Sugar Versus Fat – Which Causes More Weight Gain? By Robin Trimingham
As some of you may recall we published an article in 2015 regarding a study that was being conducted to monitor the effects of sugar versus fat on two identical twins in the United Kingdom.
I was reminded of this today as I was reading a review of a book on the same subject by physician and New York Times contributor Aaron Carroll entitled “The Bad Food Bible – How and Why to Eat Sinfully”. Beyond the catchy title, this book contains a detailed explanation of new scientific research that further supports the hypotheses that fat consumption does not cause weight gain and may even help you shed a few pounds.
As the obesity rate in my own country continues to climb, I thought the subject was worth addressing again because it turns out that there are now a mounting number of studies that conclude that real demons causing unprecedented weight gain more likely added sugar and refined carbohydrates (such as white bread and white rice which are quickly broken down into sugar when they enter the body).

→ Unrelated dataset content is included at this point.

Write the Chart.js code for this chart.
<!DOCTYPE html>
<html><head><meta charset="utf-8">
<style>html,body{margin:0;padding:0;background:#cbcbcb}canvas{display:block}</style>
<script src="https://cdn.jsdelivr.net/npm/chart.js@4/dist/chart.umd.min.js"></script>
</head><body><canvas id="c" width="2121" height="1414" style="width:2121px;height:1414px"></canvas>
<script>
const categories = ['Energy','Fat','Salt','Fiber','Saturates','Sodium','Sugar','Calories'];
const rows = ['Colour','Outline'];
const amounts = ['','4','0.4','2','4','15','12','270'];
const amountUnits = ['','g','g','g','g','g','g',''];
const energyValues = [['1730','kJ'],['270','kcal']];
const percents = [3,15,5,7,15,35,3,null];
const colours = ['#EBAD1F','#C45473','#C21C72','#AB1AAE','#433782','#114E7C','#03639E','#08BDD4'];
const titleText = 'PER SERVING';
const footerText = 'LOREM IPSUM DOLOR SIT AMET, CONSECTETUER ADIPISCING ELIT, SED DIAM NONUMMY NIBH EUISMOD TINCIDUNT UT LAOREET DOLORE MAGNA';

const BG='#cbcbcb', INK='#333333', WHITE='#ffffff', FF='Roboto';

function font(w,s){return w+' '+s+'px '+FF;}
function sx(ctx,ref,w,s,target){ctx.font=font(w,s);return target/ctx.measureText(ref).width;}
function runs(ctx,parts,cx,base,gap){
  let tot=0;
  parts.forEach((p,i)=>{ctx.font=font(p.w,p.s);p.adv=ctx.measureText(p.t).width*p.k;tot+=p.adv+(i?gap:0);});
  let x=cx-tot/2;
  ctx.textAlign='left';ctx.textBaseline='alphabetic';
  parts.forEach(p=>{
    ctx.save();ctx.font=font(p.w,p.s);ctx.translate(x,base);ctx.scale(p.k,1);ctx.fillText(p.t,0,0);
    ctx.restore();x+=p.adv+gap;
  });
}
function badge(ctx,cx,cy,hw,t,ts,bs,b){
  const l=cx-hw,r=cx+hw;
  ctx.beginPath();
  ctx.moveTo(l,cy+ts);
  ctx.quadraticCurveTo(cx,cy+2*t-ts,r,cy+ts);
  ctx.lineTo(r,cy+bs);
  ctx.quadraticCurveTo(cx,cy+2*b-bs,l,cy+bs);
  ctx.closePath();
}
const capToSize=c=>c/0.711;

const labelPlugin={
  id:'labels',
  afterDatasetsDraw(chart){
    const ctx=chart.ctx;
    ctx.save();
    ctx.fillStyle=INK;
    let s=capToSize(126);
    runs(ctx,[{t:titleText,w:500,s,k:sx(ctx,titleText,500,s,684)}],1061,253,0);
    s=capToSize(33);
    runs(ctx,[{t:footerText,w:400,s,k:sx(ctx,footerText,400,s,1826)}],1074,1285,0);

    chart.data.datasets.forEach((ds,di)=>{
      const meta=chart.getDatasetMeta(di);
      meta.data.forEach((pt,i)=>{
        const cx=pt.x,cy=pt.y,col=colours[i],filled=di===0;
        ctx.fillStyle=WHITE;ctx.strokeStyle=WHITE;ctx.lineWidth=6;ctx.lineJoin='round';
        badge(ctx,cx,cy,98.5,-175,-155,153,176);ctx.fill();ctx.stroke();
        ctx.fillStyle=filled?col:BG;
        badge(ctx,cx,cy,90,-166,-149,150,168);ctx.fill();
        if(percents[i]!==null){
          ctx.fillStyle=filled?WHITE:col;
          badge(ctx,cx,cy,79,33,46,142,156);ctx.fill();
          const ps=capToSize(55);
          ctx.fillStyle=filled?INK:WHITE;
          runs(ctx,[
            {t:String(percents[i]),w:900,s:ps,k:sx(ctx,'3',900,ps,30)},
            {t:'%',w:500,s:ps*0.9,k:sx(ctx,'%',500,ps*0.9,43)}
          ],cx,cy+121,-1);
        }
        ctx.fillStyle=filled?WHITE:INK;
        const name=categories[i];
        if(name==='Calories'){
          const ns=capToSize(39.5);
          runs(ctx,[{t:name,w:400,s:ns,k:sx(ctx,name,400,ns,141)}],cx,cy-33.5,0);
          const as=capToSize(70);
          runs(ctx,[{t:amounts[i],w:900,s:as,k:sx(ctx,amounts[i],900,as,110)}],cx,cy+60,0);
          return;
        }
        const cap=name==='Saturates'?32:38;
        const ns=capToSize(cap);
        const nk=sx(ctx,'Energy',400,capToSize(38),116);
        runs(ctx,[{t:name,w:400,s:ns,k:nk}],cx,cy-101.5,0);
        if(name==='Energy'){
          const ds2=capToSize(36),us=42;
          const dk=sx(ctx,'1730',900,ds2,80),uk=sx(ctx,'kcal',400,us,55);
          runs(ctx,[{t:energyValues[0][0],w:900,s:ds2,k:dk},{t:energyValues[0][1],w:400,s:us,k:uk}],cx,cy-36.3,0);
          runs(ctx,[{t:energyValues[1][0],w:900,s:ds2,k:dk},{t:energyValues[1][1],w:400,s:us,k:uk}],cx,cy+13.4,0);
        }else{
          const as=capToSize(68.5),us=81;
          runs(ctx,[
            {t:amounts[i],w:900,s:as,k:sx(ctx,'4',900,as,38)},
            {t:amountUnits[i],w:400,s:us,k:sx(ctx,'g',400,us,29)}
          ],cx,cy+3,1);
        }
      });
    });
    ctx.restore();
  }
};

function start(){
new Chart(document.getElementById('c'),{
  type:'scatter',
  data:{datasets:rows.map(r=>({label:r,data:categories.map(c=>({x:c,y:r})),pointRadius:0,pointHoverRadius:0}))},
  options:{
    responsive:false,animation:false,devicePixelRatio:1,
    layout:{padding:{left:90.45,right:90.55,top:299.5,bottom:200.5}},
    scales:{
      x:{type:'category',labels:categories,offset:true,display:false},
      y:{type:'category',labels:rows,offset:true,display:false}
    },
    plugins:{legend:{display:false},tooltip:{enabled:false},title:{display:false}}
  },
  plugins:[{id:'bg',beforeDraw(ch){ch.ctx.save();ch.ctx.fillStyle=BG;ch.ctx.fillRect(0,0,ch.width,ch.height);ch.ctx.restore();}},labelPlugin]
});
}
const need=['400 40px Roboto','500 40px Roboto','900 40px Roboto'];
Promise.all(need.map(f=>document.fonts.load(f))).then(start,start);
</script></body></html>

It turns out that the more refined grains a person eats, the more likely they are to also increase their sugar consumption in beverages laced with sugar and high fructose corn syrup and compound the weight gain. Interestingly, the more whole grains that a person consumes (such as oats, whole wheat bread and brown rice) the less weight they tend to gain.
To make matters worse, the journal The Lancet has published findings of a study that concludes not only did people on low-fat diets not really lose weight, these diets resulted in “a higher likelihood of heart attacks and heart disease” but people on low-carbohydrate diets, had a significantly lower risk of developing both.
I can’t help but think that there must be some truth to all of this when I consider the amount of space devoted to highly processed sugary beverages in the grocery and convenience stores around the island. The convenience store I was in today was displaying a dizzying array of brightly colored beverages on over 30% of its limited retail space and it seemed that the more the label emphasized the fruit content of the beverage on the front label, the higher the sugar content turned out to be on the product information on the back.
It is also interesting that other products in the same store that are known to be hazardous to your health such as alcohol and cigarettes now carry blunt warning labels – I wonder how long it will be before food and beverages with a high sugar content are required to carry the same disclaimer?